The report should be of interest to more than development experts, as it has some serious foreign-policy implications. Take China, for example. For years, China has been held up as a shining example of rapid economic growth, and its GDP has boomed. Yet, like the Gulf states, China has dramatically under-performed relative to its GDP when it comes to delivering improved well-being to its own citizens. Over the last five years, China’s GDP growth averaged a phenomenal 12 percent, yet the report finds that its improvements in living standards are consistent with a country averaging just over 5 percent growth annually.
That’s a big difference, and it underscores several important points. Widespread corruption continues to bleed China and is helping fuel deep gaps in income inequality. The failure to effectively address corruption also means that China’s economic miracle isn’t reaching the Chinese population the way it could, and should. That in turn suggests that the Chinese government is going to struggle to meet the rising public demand — not only for ever more consumer goods — but for greater freedom of association and more transparent government. With China’s annual economic growth already cooling toward the 7-8 percent range, its government may find itself in an extended high-wire routine as it tries to hold power tight while delivering real results to its citizens.

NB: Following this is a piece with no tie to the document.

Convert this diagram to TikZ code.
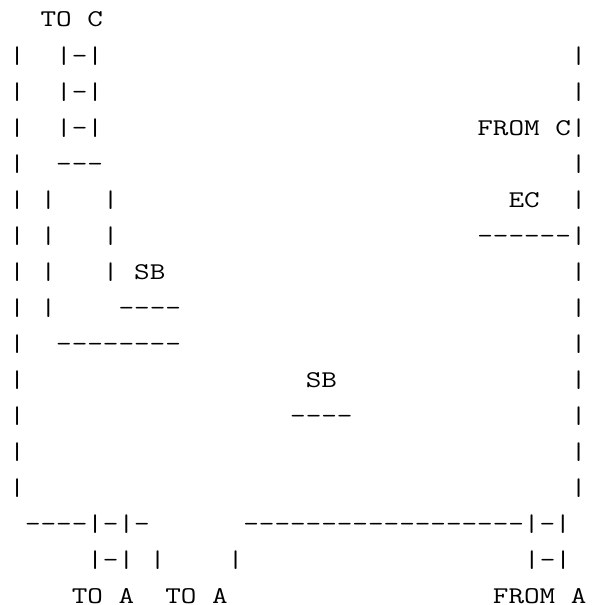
\documentclass[tikz,border=0pt]{standalone}
\usepackage{fontspec}
\setmonofont[FakeStretch=1.2615]{Latin Modern Mono}
\tikzset{
    asciirow/.style={
        anchor=base west,
        inner sep=0pt,
        font=\fontsize{24}{24}\selectfont\ttfamily
    }
}
\newcommand{\colgap}[1]{\hspace*{#1\dimexpr15.6pt\relax}}

\begin{document}
\begin{tikzpicture}[x=1pt,y=-1pt]
\useasboundingbox (0,0) rectangle (592,605);

% The upper rows
\node[asciirow] (toc)    at (9.2,27)  {\colgap{2}TO C};
\node[asciirow] (rowa)   at (9.2,63)  {|\colgap{2}|-|\colgap{30}|};
\node[asciirow] (rowb)   at (9.2,99)  {|\colgap{2}|-|\colgap{30}|};
\node[asciirow] (fromc)  at (9.2,135) {|\colgap{2}|-|\colgap{24}FROM C|};
\node[asciirow] (rowc)   at (9.2,171) {|\colgap{2}---\colgap{30}|};
\node[asciirow] (ec)     at (9.2,207) {|\colgap{1}|\colgap{3}|\colgap{25}EC\colgap{2}|};
\node[asciirow] (ecbar)  at (9.2,243) {|\colgap{1}|\colgap{3}|\colgap{23}------|};
\node[asciirow] (sbin)   at (9.2,279) {|\colgap{1}|\colgap{3}|\colgap{1}SB\colgap{26}|};
\node[asciirow] (sbbar)  at (9.2,315) {|\colgap{1}|\colgap{4}----\colgap{25}|};
\node[asciirow] (rowd)   at (9.2,351) {|\colgap{2}--------\colgap{25}|};

% The middle rows
\node[asciirow] (sbout)  at (9.2,387) {|\colgap{18}SB\colgap{15}|};
\node[asciirow] (sbline) at (9.2,423) {|\colgap{17}----\colgap{14}|};
\node[asciirow] (rowe)   at (9.2,459) {|\colgap{35}|};
\node[asciirow] (rowf)   at (9.2,495) {|\colgap{35}|};

% The lower rows
\node[asciirow] (rowg)   at (9.2,531) {\colgap{1}----|-|-\colgap{6}------------------|-|};
\node[asciirow] (rowh)   at (9.2,567) {\colgap{5}|-|\colgap{1}|\colgap{4}|\colgap{18}|-|};
\node[asciirow] (toa)    at (9.2,603) {\colgap{4}TO A\colgap{2}TO A\colgap{17}FROM A};
\end{tikzpicture}
\end{document}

This also suggests that U.S. policymakers need to do a better job of looking past GDP when assessing the relative stability of a country like China, or India for that matter. Traditional foreign policy calculations have hewn tightly to a country’s economic and military might, rather than "softer" issues like rights, institutions, governance, and public health. Yet as this study makes clear, well-being may have a lot more to do with realpolitik than most people think. The Soviet Union may well have been an economic and military juggernaut, but Moscow’s failure to improve the lives of its citizens ensured that it was an empire built on sand. That is a lesson the United States needs to heed both at home and abroad.